The phone call to the World Bank Treasury came out of the blue: in late 2007, a group of Swedish pension funds wanted to invest in projects that help the climate, but they did not know how to find these projects. But they knew where to turn and called on the World Bank to help. Less than a year later, the World Bank issued the first green bond—and with it, created a new way to connect financing from investors to climate projects.
The green bond turned out to be a history-making event that fundamentally changed the way investors, development experts, policymakers, and scientists work together.
A joint commitment to finding a solution
In November 2008, the World Bank issued the first green bond. The bond created the blueprint for today’s green bond market. It defined the criteria for projects eligible for green bond support, included CICERO as a second opinion provider, and added impact reporting as an integral part of the process. It also piloted a new model of collaboration among investors, banks, development agencies and scientists. Ultimately, it was the result of their commitment, perseverance, and drive to find a solution.
The World Bank green bond raised awareness for the challenges of climate change and demonstrated the potential for investors to support climate solutions through safe investments without giving up financial returns. It formed the basis for the Green Bond Principles coordinated by ICMA, the International Capital Markets Association. It highlighted the social value that bonds could create and the need for a sharper focus on transparency.
Since then, the World Bank has raised more than US$13 billion through almost 150 green bonds in 20 currencies for institutional and retail investors all over the globe.
At the end of the fiscal year 2018, there were 91 eligible projects and a total of US$15.4 billion in commitments. Of these commitments, US$8.5 billion in Green Bond proceeds were allocated and disbursed to support projects in 28 countries and another US$6.8 billion had yet to be disbursed.
As of June 30,2018, Renewable Energy and Energy Efficiency and Clean Transportation projects represented the largest sectors in the Green Bond eligible project portfolio. Together, these sectors made up approximately 69 percent of the Green Bond commitments.
How do green bonds help tackle climate change?
Green bonds raise awareness for the challenges of climate change and demonstrate the potential for institutional investors to support climate-smart investments through liquid instruments without giving up financial returns. They also highlight the social value of fixed income investments and need for a sharper focus on transparency.
“We need bold action on climate change,” said Kristalina Georgieva, World Bank Group Interim President and World Bank Chief Executive Officer. “It comes down to a simple choice: we continue business as usual and hope for the best. Or we act now and build a resilient future. Our generation may not be able to solve all the problems related to climate change, but we can do our part to leave a better planet for the next generation.”
Green bonds have changed investor behaviors: ten years later, investors are publishing their names and providing quotes when they buy green or other labeled bonds and are much more aware of their power to support initiatives with their investments.
A sustainable revolution
Fast forward ten years. Capital markets have evolved from a market where investors knew and cared little about what their investments were supporting, to one where purpose matters more than ever. The basic green bond premise—with its model for project selection, second party opinion, and impact reporting—is being applied to other areas. As a result, there are now social bonds, blue bonds, and other bonds that raise financing dedicated to a specific development purpose. All follow the green bond model with its focus on impact reporting. More than US$500 billion in these kinds of labeled bonds have been issued since 2008.

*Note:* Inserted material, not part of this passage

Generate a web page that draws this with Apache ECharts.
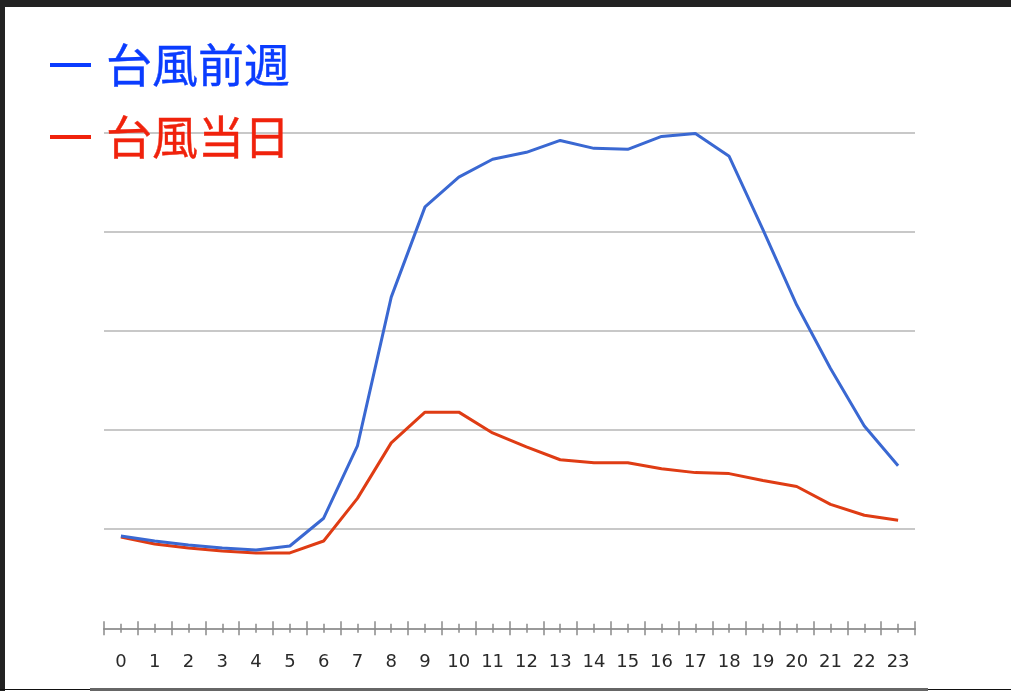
<!DOCTYPE html>
<html>
<head>
<meta charset="utf-8">
<script src="https://cdn.jsdelivr.net/npm/echarts@6/dist/echarts.min.js"></script>
<style>
html,body{margin:0;padding:0;background:#fff;}
#chart{width:1011px;height:691px;}
</style>
</head>
<body>
<div id="chart"></div>
<script>
var hours = ['0','1','2','3','4','5','6','7','8','9','10','11','12','13','14','15','16','17','18','19','20','21','22','23'];
var seriesNames = ['台風前週', '台風当日'];
var beforeWeek = [0.93,0.88,0.84,0.81,0.79,0.83,1.11,1.84,3.34,4.25,4.55,4.73,4.80,4.92,4.84,4.83,4.96,4.99,4.76,4.02,3.26,2.62,2.04,1.64];
var typhoonDay = [0.92,0.85,0.81,0.78,0.76,0.76,0.88,1.31,1.87,2.18,2.18,1.97,1.83,1.70,1.67,1.67,1.61,1.57,1.56,1.49,1.43,1.25,1.14,1.09];

var chart = echarts.init(document.getElementById('chart'), null, {renderer: 'canvas'});

function tickAxis(alignWithLabel, inside, len, showLine, showLabel) {
  return {
    type: 'category',
    data: hours,
    position: 'bottom',
    boundaryGap: true,
    axisLine: {show: showLine, lineStyle: {color: '#9a9a9a', width: 2}},
    axisTick: {show: true, alignWithLabel: alignWithLabel, inside: inside, length: len, interval: 0,
               lineStyle: {color: '#8a8a8a', width: 1.5}},
    axisLabel: {show: showLabel, interval: 0, margin: 25, color: '#2a2a2a',
                fontFamily: 'DejaVu Sans', fontSize: 18},
    splitLine: {show: false}
  };
}

var blueText = '#0a3cff', redText = '#f0220c';

chart.setOption({
  animation: false,
  backgroundColor: '#ffffff',
  grid: {left: 104, right: 96, top: 132.5, bottom: 62.7, containLabel: false},
  legend: {
    orient: 'vertical',
    left: 50,
    top: 40,
    padding: 0,
    icon: 'rect',
    itemWidth: 41,
    itemHeight: 4,
    itemGap: 22,
    selectedMode: false,
    textStyle: {fontFamily: 'Noto Sans CJK JP', fontSize: 46, fontWeight: 'normal', lineHeight: 50, padding: [0, 0, 0, 10]},
    data: [
      {name: seriesNames[0], itemStyle: {color: blueText},
       textStyle: {color: blueText, textBorderColor: blueText, textBorderWidth: 0.4}},
      {name: seriesNames[1], itemStyle: {color: redText},
       textStyle: {color: redText, textBorderColor: redText, textBorderWidth: 0.4}}
    ]
  },
  xAxis: [
    tickAxis(false, false, 7, true, true),
    tickAxis(false, true, 7, false, false),
    tickAxis(true, false, 4.5, false, false),
    tickAxis(true, true, 4.5, false, false)
  ],
  yAxis: {
    type: 'value',
    min: 0,
    max: 5,
    interval: 1,
    axisLine: {show: false},
    axisTick: {show: false},
    axisLabel: {show: false},
    splitLine: {show: true, lineStyle: {color: '#c8c8c8', width: 2}}
  },
  series: [
    {name: seriesNames[0], type: 'line', data: beforeWeek, xAxisIndex: 0, showSymbol: false, symbol: 'none',
     lineStyle: {color: '#3a68d2', width: 3}, itemStyle: {color: '#3a68d2'}, z: 3},
    {name: seriesNames[1], type: 'line', data: typhoonDay, xAxisIndex: 0, showSymbol: false, symbol: 'none',
     lineStyle: {color: '#df3c14', width: 3}, itemStyle: {color: '#df3c14'}, z: 2}
  ],
  graphic: [
    {type: 'rect', shape: {x: 0, y: 0, width: 1011, height: 7}, style: {fill: '#222222'}, silent: true},
    {type: 'rect', shape: {x: 0, y: 0, width: 5, height: 691}, style: {fill: '#222222'}, silent: true},
    {type: 'rect', shape: {x: 0, y: 689, width: 1011, height: 1}, style: {fill: '#111111'}, silent: true},
    {type: 'rect', shape: {x: 90, y: 688, width: 838, height: 3}, style: {fill: '#666666'}, silent: true}
  ]
});
</script>
</body>
</html>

“Investors want a competitive investment, but we see that more investors also want to put their money to have a positive and measurable impact on society,” said Heike Reichelt, World Bank Treasury’s Head of Investor Relations and New Products.
Investors’ interest in the social and environmental purpose of their investments reflects a fundamental shift in the bond market. Investors understand their power to support initiatives their stakeholders care about, that they do not have to give up returns.
They also want data that shows how they are addressing environmental, social and governance factors—particularly as they and they increasingly understand that in addition to creating social value, they are mitigating risk to their own investments. An issuer with good sustainability practices will generally be a better investment. Issuers are responding. Issuers are engaging with investors to show how their bonds present opportunities to achieve both financial and social returns.
Investors are looking beyond the narrow market of labeled bonds to understand how issuers use their investments. That market is much larger – the World Bank alone issues US$50 billion every year in Sustainable Development Bondsfor its development lending.
This revolution was sparked by green bonds. The bigger picture is to continue the revolution and momentum towards achieving the Sustainable Development Goals (SDGs) by 2030. The structure and reporting for bonds will continue to become more sophisticated, and one day every investor will ask “what’s my impact?” and expect clear and convincing data as the answer. There is a long way to go, but the imperative by climate change, urgency for action, the power of the capital markets, and the commitment by investors to do well by doing good will drive the development finance toward success.